Our clients are always asking us to help them tell a story – to optimise brand engagement and to better connect with their audience. And for good reason…
Just consider the last campaign you told a friend or colleague about. I bet it was one that struck a chord with you on some level – be it a character you felt a connection with or a scenario you could relate to. Stories – big and small, happy and sad – are one of the most powerful and compelling tools used to drive brand loyalty. As Fast Company recently noted, it's a scientific fact that we all love a good story.
A novel approach
Who didn’t wipe away a tear (or two) after watching the 2011 John Lewis Christmas ad (which still can’t be beaten in my opinion)? Or what about Virgin Atlantic’s "Flying in the Face of Ordinary" ad that showcased employees who go above and beyond to deliver exceptional customer experiences, every day?

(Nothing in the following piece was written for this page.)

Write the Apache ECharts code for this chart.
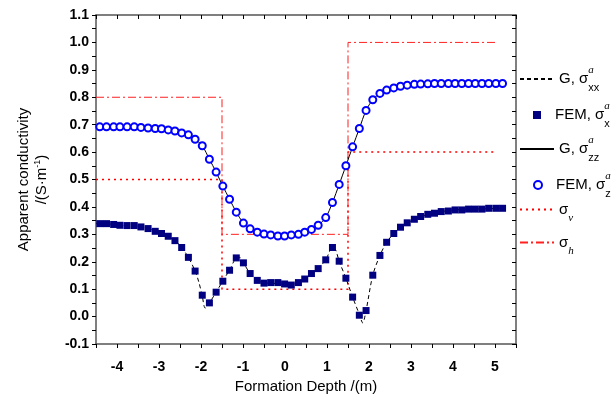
<!DOCTYPE html>
<html>
<head>
<meta charset="utf-8">
<script src="https://cdn.jsdelivr.net/npm/echarts@6/dist/echarts.min.js"></script>
<style>
  html, body { margin: 0; padding: 0; background: #fff; }
  #chart { width: 612px; height: 399px; }
</style>
</head>
<body>
<div id="chart"></div>
<script>
// FEM sample depths (m), shared by both FEM series
const femDepth = [-4.41, -4.25, -4.08, -3.93, -3.76, -3.59, -3.43, -3.26, -3.09, -2.94,
  -2.78, -2.62, -2.46, -2.30, -2.14, -1.97, -1.80, -1.64, -1.48, -1.32,
  -1.16, -0.99, -0.83, -0.66, -0.50, -0.34, -0.17, -0.01, 0.15, 0.32,
  0.47, 0.63, 0.79, 0.97, 1.13, 1.29, 1.45, 1.61, 1.77, 1.93,
  2.09, 2.26, 2.42, 2.59, 2.75, 2.91, 3.08, 3.23, 3.40, 3.56,
  3.72, 3.89, 4.05, 4.21, 4.37, 4.53, 4.69, 4.85, 5.02, 5.18];

const femXX = [0.339, 0.339, 0.336, 0.333, 0.332, 0.332, 0.327, 0.321, 0.311, 0.303,
  0.293, 0.277, 0.252, 0.216, 0.166, 0.078, 0.050, 0.089, 0.129, 0.169,
  0.214, 0.196, 0.157, 0.132, 0.122, 0.124, 0.124, 0.119, 0.115, 0.124,
  0.137, 0.157, 0.175, 0.207, 0.252, 0.202, 0.140, 0.071, 0.005, 0.022,
  0.151, 0.223, 0.271, 0.303, 0.326, 0.342, 0.355, 0.365, 0.373, 0.377,
  0.383, 0.385, 0.389, 0.389, 0.392, 0.392, 0.392, 0.395, 0.395, 0.395];

const femZZ = [0.692, 0.692, 0.692, 0.692, 0.692, 0.692, 0.690, 0.688, 0.686, 0.685,
  0.681, 0.677, 0.670, 0.663, 0.647, 0.623, 0.574, 0.527, 0.476, 0.428,
  0.381, 0.341, 0.320, 0.308, 0.301, 0.298, 0.294, 0.294, 0.298, 0.300,
  0.308, 0.318, 0.333, 0.361, 0.416, 0.482, 0.550, 0.619, 0.686, 0.752,
  0.791, 0.814, 0.826, 0.834, 0.840, 0.844, 0.847, 0.848, 0.849, 0.850,
  0.850, 0.850, 0.850, 0.850, 0.850, 0.850, 0.850, 0.850, 0.850, 0.850];

// analytic (G) curves
const gxxDepth = [-4.5, -4.25, -3.93, -3.59, -3.26, -2.94, -2.62, -2.46, -2.30, -2.14,
  -2.05, -1.97, -1.90, -1.80, -1.64, -1.48, -1.32, -1.16, -1.08, -0.99,
  -0.83, -0.66, -0.50, -0.34, -0.17, -0.01, 0.15, 0.32, 0.47, 0.63,
  0.79, 0.97, 1.13, 1.20, 1.29, 1.45, 1.61, 1.77, 1.85, 1.93,
  2.09, 2.26, 2.42, 2.59, 2.75, 3.08, 3.40, 3.72, 4.05, 4.37, 4.69, 5.18];
const gxxValues = [0.340, 0.339, 0.333, 0.331, 0.321, 0.303, 0.277, 0.252, 0.216, 0.166,
  0.125, 0.075, 0.031, 0.050, 0.089, 0.130, 0.170, 0.214, 0.216, 0.196,
  0.157, 0.132, 0.123, 0.122, 0.120, 0.118, 0.117, 0.124, 0.137, 0.157,
  0.176, 0.207, 0.252, 0.245, 0.202, 0.140, 0.071, 0.008, -0.023, 0.022,
  0.151, 0.223, 0.271, 0.303, 0.326, 0.355, 0.373, 0.383, 0.389, 0.392, 0.393, 0.395];

const gzzDepth = [-4.5].concat(femDepth);
const gzzValues = [0.692].concat(femZZ);

// layer model
const modelDepth = [-4.5, -1.5, -1.5, 1.5, 1.5, 5.0];
const sigmaV = [0.5, 0.5, 0.1, 0.1, 0.6, 0.6];
const sigmaH = [0.8, 0.8, 0.3, 0.3, 1.0, 1.0];

const pairs = (xs, ys) => xs.map((x, i) => [x, ys[i]]);

const FONT = '"Liberation Sans", Arial, sans-serif';

const names = ['G, σxx', 'FEM, σx', 'G, σzz', 'FEM, σz', 'σv', 'σh'];
const legendText = {
  'G, σxx': '{m|G, σ}{sup|a}{sub|xx}',
  'FEM, σx': '{m|FEM, σ}{sup|a}{sub|x}',
  'G, σzz': '{m|G, σ}{sup|a}{sub|zz}',
  'FEM, σz': '{m|FEM, σ}{sup|a}{sub|z}',
  'σv': '{m|σ}{subi|v}',
  'σh': '{m|σ}{subi|h}'
};
const rich = {
  m: { fontSize: 15, lineHeight: 28, color: '#000', fontFamily: FONT },
  sup: { fontSize: 11, fontStyle: 'italic', verticalAlign: 'top', lineHeight: 12, width: 0.01, color: '#000', fontFamily: 'serif' },
  sub: { fontSize: 11, verticalAlign: 'bottom', lineHeight: 14, color: '#000', fontFamily: FONT },
  subi: { fontSize: 11, fontStyle: 'italic', verticalAlign: 'bottom', lineHeight: 14, color: '#000', fontFamily: 'serif' }
};

const legendCenters = [79, 115, 149, 185, 216, 249];
const legends = names.map((n, i) => {
  const isSym = (i === 1 || i === 3);
  const lg = {
    data: [n],
    left: isSym ? 533 : 519,
    top: legendCenters[i] - 14,
    padding: 0,
    itemWidth: isSym ? 8 : 34,
    itemHeight: isSym ? 8 : 14,
    selectedMode: false,
    formatter: name => legendText[name],
    textStyle: { rich: rich, padding: isSym ? [0, 0, 0, 9] : 0 }
  };
  // line entries: only the line, no marker
  if (!isSym) lg.itemStyle = { opacity: 0 };
  return lg;
});

const axisLine = { show: true, onZero: false, lineStyle: { color: '#555', width: 1.5 } };
const tickStyle = { color: '#000', width: 1 };

const chart = echarts.init(document.getElementById('chart'));
chart.setOption({
  animation: false,
  backgroundColor: '#fff',
  textStyle: { fontFamily: FONT },
  grid: { left: 96, right: 96, top: 15, bottom: 55 },
  legend: legends,
  xAxis: [{
    type: 'value', position: 'bottom', min: -4.5, max: 5.5, interval: 0.5,
    axisLine: axisLine,
    axisTick: { show: true, inside: false, length: 4, lineStyle: tickStyle },
    splitLine: { show: false },
    axisLabel: {
      margin: 16, color: '#000', fontWeight: 'bold', fontSize: 14, fontFamily: FONT,
      formatter: v => Math.abs(v - Math.round(v)) < 1e-6 ? String(Math.round(v)) : ''
    },
    name: 'Formation Depth /(m)', nameLocation: 'middle', nameGap: 33,
    nameTextStyle: { fontSize: 15, color: '#000', fontFamily: FONT }
  }, {
    type: 'value', position: 'top', min: -4.5, max: 5.5, interval: 0.5,
    axisLine: axisLine,
    axisTick: { show: true, inside: true, length: 4, lineStyle: tickStyle },
    axisLabel: { show: false },
    splitLine: { show: false }
  }],
  yAxis: [{
    type: 'value', position: 'left', min: -0.1, max: 1.1, interval: 0.05,
    axisLine: axisLine,
    axisTick: { show: true, inside: false, length: 4, lineStyle: tickStyle },
    splitLine: { show: false },
    axisLabel: {
      margin: 7, color: '#000', fontWeight: 'bold', fontSize: 14, fontFamily: FONT,
      showMinLabel: true, showMaxLabel: true,
      formatter: v => Math.abs(v * 10 - Math.round(v * 10)) < 1e-6 ? (Math.round(v * 10) / 10).toFixed(1) : ''
    },
    name: 'Apparent conductivity\n{n|/(S·m}{s|-1}{n|)}',
    nameLocation: 'middle', nameRotate: 90, nameGap: 45,
    nameTextStyle: {
      fontSize: 15, color: '#000', fontFamily: FONT, lineHeight: 18,
      rich: {
        n: { fontSize: 15, color: '#000', fontFamily: FONT, lineHeight: 18 },
        s: { fontSize: 9, color: '#000', fontFamily: FONT, verticalAlign: 'top', lineHeight: 10 }
      }
    }
  }, {
    type: 'value', position: 'right', min: -0.1, max: 1.1, interval: 0.05,
    axisLine: axisLine,
    axisTick: { show: true, inside: true, length: 4, lineStyle: tickStyle },
    axisLabel: { show: false },
    splitLine: { show: false }
  }],
  series: [{
    name: 'G, σxx', type: 'line', data: pairs(gxxDepth, gxxValues),
    symbol: 'none', smooth: 0.3, z: 3,
    itemStyle: { color: '#000' },
    lineStyle: { color: '#000', width: 1, type: [4, 3] }
  }, {
    name: 'FEM, σx', type: 'scatter', data: pairs(femDepth, femXX),
    symbol: 'rect', symbolSize: 7, z: 4,
    itemStyle: { color: '#000080', opacity: 1 }
  }, {
    name: 'G, σzz', type: 'line', data: pairs(gzzDepth, gzzValues),
    symbol: 'none', smooth: 0.3, z: 3,
    itemStyle: { color: '#000' },
    lineStyle: { color: '#000', width: 1, type: 'solid' }
  }, {
    name: 'FEM, σz', type: 'scatter', data: pairs(femDepth, femZZ),
    symbol: 'emptyCircle', symbolSize: 7, z: 4,
    itemStyle: { color: '#0000ff', borderColor: '#0000ff', borderWidth: 1.2, opacity: 1 }
  }, {
    name: 'σv', type: 'line', data: pairs(modelDepth, sigmaV),
    symbol: 'none', z: 2,
    itemStyle: { color: '#ff0000' },
    lineStyle: { color: '#ff0000', width: 1.5, type: [2, 4] }
  }, {
    name: 'σh', type: 'line', data: pairs(modelDepth, sigmaH),
    symbol: 'none', z: 2,
    itemStyle: { color: '#ff2020' },
    lineStyle: { color: '#ff2020', width: 1, type: [8, 3, 2, 3] }
  }]
});
</script>
</body>
</html>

While both of these examples are a few years old now, the timeless theme of storytelling continues as more and more brands realise that spinning a good yarn – and making it customer-centric, relevant and, above all, personal – is crucial in developing their identity and getting their message across.
Show and tell
So what’s the key to successful storytelling? Who does it really well? Apple, Cadbury and Walkers came out on top last summer according to a poll commissioned by Aesop. For me, this year’s clear winner is Cadbury. The company’s “Free The Joy” campaign kicked off back in January with a Logistics Manager being put on hold and lip-syncing to Baccara’s Yes Sir, I Can Boogie – and now they’ve gone and got James Corden involved (the happiest face ever). By showing how their products turn everyday scenarios into spontaneous moments of joy, they connect with their audience and really bring the brand experience to life (after all, who doesn’t break into song when Dairy Milk is involved?).
“Showing” is seemingly what it’s all about. Don’t just “tell” the story. Characters are key (need I mention meerkats?) to conveying drama, emotion and, ultimately, brand personality. Bassett’s cleverly uses its packaging to explain how Liquorice Allsorts were invented after a salesman accidentally dropped a tray of samples in 1899. And design itself can be used to inspire a narrative – to turn inanimate objects into personalities capable of evoking the most surprising emotions. Like Aether’s “thinking” Wi-Fi Cone speaker, which certainly captured the imagination of the team at The Telegraph last week…
It would seem that great storytelling really does take all sorts.